Skip any picture you find and retype all the remaining lines exactly.

* start Records for this task *

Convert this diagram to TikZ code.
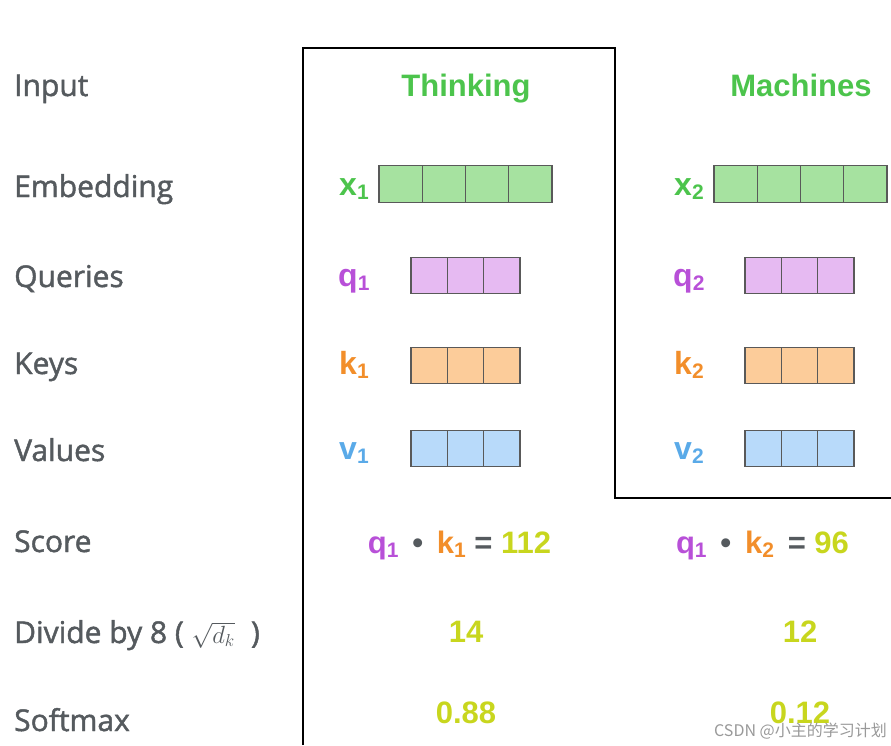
\documentclass[tikz,border=0pt]{standalone}
\usepackage{fontspec}
\setmainfont{Liberation Sans}
\newfontfamily\rowfont[FakeBold=1.5]{Open Sans}
\newfontfamily\cjk{Noto Sans CJK SC}
\usetikzlibrary{positioning}
\definecolor{wordgreen}{RGB}{76,196,76}
\definecolor{cellgreen}{RGB}{166,226,160}
\definecolor{querypurple}{RGB}{184,80,216}
\definecolor{cellpurple}{RGB}{230,186,242}
\definecolor{keyorange}{RGB}{242,142,42}
\definecolor{cellorange}{RGB}{252,204,154}
\definecolor{valueblue}{RGB}{90,170,232}
\definecolor{cellblue}{RGB}{184,218,250}
\definecolor{scoreyellow}{RGB}{200,214,30}
\definecolor{rowgray}{RGB}{85,90,94}
\newcommand{\lowidx}[1]{\raisebox{-0.25ex}{\fontsize{21}{21}\selectfont #1}}
\tikzset{
  rowlabel/.style={
    anchor=base west,
    inner sep=0pt,
    text=rowgray,
    font=\rowfont\fontsize{30}{30}\selectfont
  },
  word/.style={
    anchor=base,
    inner sep=0pt,
    text=wordgreen,
    font=\bfseries\fontsize{31}{31}\selectfont
  },
  vec/.style={
    anchor=base west,
    inner sep=0pt,
    font=\bfseries\fontsize{32}{32}\selectfont
  },
  cell/.style={
    draw=black!65,
    line width=1.2pt,
    inner sep=0pt,
    outer sep=0pt,
    minimum height=36.5pt
  },
  wide/.style={cell,minimum width=43.25pt,fill=cellgreen},
  narrow/.style={cell,minimum width=36.33pt},
  result/.style={
    anchor=base,
    inner sep=0pt,
    text=scoreyellow,
    font=\bfseries\fontsize{31}{31}\selectfont
  },
  frame/.style={draw=black,line width=1.8pt}
}

\begin{document}
\begin{tikzpicture}[x=1pt,y=-1pt]
\useasboundingbox (0,0) rectangle (891,745);
% row names
\node[rowlabel] (lin) at (14,96) {Input};
\node[rowlabel] (lemb) at (14,197) {Embedding};
\node[rowlabel] (lq) at (14,287) {Queries};
\node[rowlabel] (lk) at (14,374) {Keys};
\node[rowlabel] (lv) at (14,461) {Values};
\node[rowlabel] (lsc) at (14,552) {Score};
\node[rowlabel] (ldiv) at (14,643) {Divide by 8 ( {\fontsize{27}{27}\selectfont$\sqrt{d_k}$}\; )};
\node[rowlabel] (lsm) at (14,731) {Softmax};
% frame round the first word
\draw[frame] (303,745) -- (303,48) -- (615,48) -- (615,498) -- (891,498);
% words
\node[word] (w1) at (466,96) {Thinking};
\node[word] (w2) at (801,96) {Machines};
% embeddings
\node[vec,text=wordgreen] (x1) at (339,195) {x\lowidx{1}};
\node[wide] (x1a) at (400.6,184) {};
\foreach \c/\p in {b/a,c/b,d/c} \node[wide,right=0pt of x1\p] (x1\c) {};
\node[vec,text=wordgreen] (x2) at (674,195) {x\lowidx{2}};
\node[wide] (x2a) at (735.6,184) {};
\foreach \c/\p in {b/a,c/b,d/c} \node[wide,right=0pt of x2\p] (x2\c) {};
% queries
\node[vec,text=querypurple] (q1) at (338,286) {q\lowidx{1}};
\node[narrow,fill=cellpurple] (q1a) at (429.2,275.5) {};
\foreach \c/\p in {b/a,c/b} \node[narrow,fill=cellpurple,right=0pt of q1\p] (q1\c) {};
\node[vec,text=querypurple] (q2) at (673,286) {q\lowidx{2}};
\node[narrow,fill=cellpurple] (q2a) at (763.2,275.5) {};
\foreach \c/\p in {b/a,c/b} \node[narrow,fill=cellpurple,right=0pt of q2\p] (q2\c) {};
% keys
\node[vec,text=keyorange] (k1) at (339,374) {k\lowidx{1}};
\node[narrow,fill=cellorange] (k1a) at (429.2,365.5) {};
\foreach \c/\p in {b/a,c/b} \node[narrow,fill=cellorange,right=0pt of k1\p] (k1\c) {};
\node[vec,text=keyorange] (k2) at (674,374) {k\lowidx{2}};
\node[narrow,fill=cellorange] (k2a) at (763.2,365.5) {};
\foreach \c/\p in {b/a,c/b} \node[narrow,fill=cellorange,right=0pt of k2\p] (k2\c) {};
% values
\node[vec,text=valueblue] (v1) at (339,459) {v\lowidx{1}};
\node[narrow,fill=cellblue] (v1a) at (429.2,448.5) {};
\foreach \c/\p in {b/a,c/b} \node[narrow,fill=cellblue,right=0pt of v1\p] (v1\c) {};
\node[vec,text=valueblue] (v2) at (674,459) {v\lowidx{2}};
\node[narrow,fill=cellblue] (v2a) at (763.2,448.5) {};
\foreach \c/\p in {b/a,c/b} \node[narrow,fill=cellblue,right=0pt of v2\p] (v2\c) {};
% score, scaling, softmax
\node[result] (s1) at (459.5,553) {\textcolor{querypurple}{q\lowidx{1}}\, \textcolor{rowgray}{•}\, \textcolor{keyorange}{k\lowidx{1}} \textcolor{rowgray}{=} 112};
\node[result] (s2) at (762.5,553) {\textcolor{querypurple}{q\lowidx{1}}\, \textcolor{rowgray}{•}\, \textcolor{keyorange}{k\lowidx{2}}\, \textcolor{rowgray}{=} 96};
\node[result] (d1) at (466,642) {14};
\node[result] (d2) at (800,642) {12};
\node[result] (p1) at (466,723) {0.88};
\node[result] (p2) at (800,723) {0.12};
\node[anchor=east,inner sep=0pt,text=black!40,font=\cjk\fontsize{16}{16}\selectfont] (mark) at (887,731) {CSDN @小主的学习计划};
\end{tikzpicture}
\end{document}
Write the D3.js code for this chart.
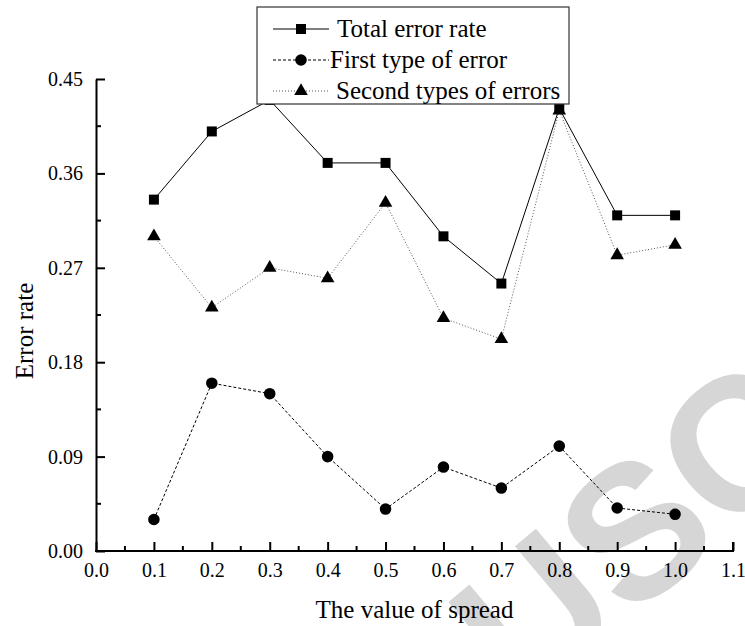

* end Records for this task *

* Written reply *
Convert this diagram to TikZ code.
\documentclass[tikz,border=0pt]{standalone}
\usepackage{fontspec}
\setmainfont{Liberation Sans}
\newfontfamily\rowfont[FakeBold=1.5]{Open Sans}
\newfontfamily\cjk{Noto Sans CJK SC}
\usetikzlibrary{positioning}
\definecolor{wordgreen}{RGB}{76,196,76}
\definecolor{cellgreen}{RGB}{166,226,160}
\definecolor{querypurple}{RGB}{184,80,216}
\definecolor{cellpurple}{RGB}{230,186,242}
\definecolor{keyorange}{RGB}{242,142,42}
\definecolor{cellorange}{RGB}{252,204,154}
\definecolor{valueblue}{RGB}{90,170,232}
\definecolor{cellblue}{RGB}{184,218,250}
\definecolor{scoreyellow}{RGB}{200,214,30}
\definecolor{rowgray}{RGB}{85,90,94}
\newcommand{\lowidx}[1]{\raisebox{-0.25ex}{\fontsize{21}{21}\selectfont #1}}
\tikzset{
  rowlabel/.style={
    anchor=base west,
    inner sep=0pt,
    text=rowgray,
    font=\rowfont\fontsize{30}{30}\selectfont
  },
  word/.style={
    anchor=base,
    inner sep=0pt,
    text=wordgreen,
    font=\bfseries\fontsize{31}{31}\selectfont
  },
  vec/.style={
    anchor=base west,
    inner sep=0pt,
    font=\bfseries\fontsize{32}{32}\selectfont
  },
  cell/.style={
    draw=black!65,
    line width=1.2pt,
    inner sep=0pt,
    outer sep=0pt,
    minimum height=36.5pt
  },
  wide/.style={cell,minimum width=43.25pt,fill=cellgreen},
  narrow/.style={cell,minimum width=36.33pt},
  result/.style={
    anchor=base,
    inner sep=0pt,
    text=scoreyellow,
    font=\bfseries\fontsize{31}{31}\selectfont
  },
  frame/.style={draw=black,line width=1.8pt}
}

\begin{document}
\begin{tikzpicture}[x=1pt,y=-1pt]
\useasboundingbox (0,0) rectangle (891,745);
% row names
\node[rowlabel] (lin) at (14,96) {Input};
\node[rowlabel] (lemb) at (14,197) {Embedding};
\node[rowlabel] (lq) at (14,287) {Queries};
\node[rowlabel] (lk) at (14,374) {Keys};
\node[rowlabel] (lv) at (14,461) {Values};
\node[rowlabel] (lsc) at (14,552) {Score};
\node[rowlabel] (ldiv) at (14,643) {Divide by 8 ( {\fontsize{27}{27}\selectfont$\sqrt{d_k}$}\; )};
\node[rowlabel] (lsm) at (14,731) {Softmax};
% frame round the first word
\draw[frame] (303,745) -- (303,48) -- (615,48) -- (615,498) -- (891,498);
% words
\node[word] (w1) at (466,96) {Thinking};
\node[word] (w2) at (801,96) {Machines};
% embeddings
\node[vec,text=wordgreen] (x1) at (339,195) {x\lowidx{1}};
\node[wide] (x1a) at (400.6,184) {};
\foreach \c/\p in {b/a,c/b,d/c} \node[wide,right=0pt of x1\p] (x1\c) {};
\node[vec,text=wordgreen] (x2) at (674,195) {x\lowidx{2}};
\node[wide] (x2a) at (735.6,184) {};
\foreach \c/\p in {b/a,c/b,d/c} \node[wide,right=0pt of x2\p] (x2\c) {};
% queries
\node[vec,text=querypurple] (q1) at (338,286) {q\lowidx{1}};
\node[narrow,fill=cellpurple] (q1a) at (429.2,275.5) {};
\foreach \c/\p in {b/a,c/b} \node[narrow,fill=cellpurple,right=0pt of q1\p] (q1\c) {};
\node[vec,text=querypurple] (q2) at (673,286) {q\lowidx{2}};
\node[narrow,fill=cellpurple] (q2a) at (763.2,275.5) {};
\foreach \c/\p in {b/a,c/b} \node[narrow,fill=cellpurple,right=0pt of q2\p] (q2\c) {};
% keys
\node[vec,text=keyorange] (k1) at (339,374) {k\lowidx{1}};
\node[narrow,fill=cellorange] (k1a) at (429.2,365.5) {};
\foreach \c/\p in {b/a,c/b} \node[narrow,fill=cellorange,right=0pt of k1\p] (k1\c) {};
\node[vec,text=keyorange] (k2) at (674,374) {k\lowidx{2}};
\node[narrow,fill=cellorange] (k2a) at (763.2,365.5) {};
\foreach \c/\p in {b/a,c/b} \node[narrow,fill=cellorange,right=0pt of k2\p] (k2\c) {};
% values
\node[vec,text=valueblue] (v1) at (339,459) {v\lowidx{1}};
\node[narrow,fill=cellblue] (v1a) at (429.2,448.5) {};
\foreach \c/\p in {b/a,c/b} \node[narrow,fill=cellblue,right=0pt of v1\p] (v1\c) {};
\node[vec,text=valueblue] (v2) at (674,459) {v\lowidx{2}};
\node[narrow,fill=cellblue] (v2a) at (763.2,448.5) {};
\foreach \c/\p in {b/a,c/b} \node[narrow,fill=cellblue,right=0pt of v2\p] (v2\c) {};
% score, scaling, softmax
\node[result] (s1) at (459.5,553) {\textcolor{querypurple}{q\lowidx{1}}\, \textcolor{rowgray}{•}\, \textcolor{keyorange}{k\lowidx{1}} \textcolor{rowgray}{=} 112};
\node[result] (s2) at (762.5,553) {\textcolor{querypurple}{q\lowidx{1}}\, \textcolor{rowgray}{•}\, \textcolor{keyorange}{k\lowidx{2}}\, \textcolor{rowgray}{=} 96};
\node[result] (d1) at (466,642) {14};
\node[result] (d2) at (800,642) {12};
\node[result] (p1) at (466,723) {0.88};
\node[result] (p2) at (800,723) {0.12};
\node[anchor=east,inner sep=0pt,text=black!40,font=\cjk\fontsize{16}{16}\selectfont] (mark) at (887,731) {CSDN @小主的学习计划};
\end{tikzpicture}
\end{document}
Write the D3.js code for this chart.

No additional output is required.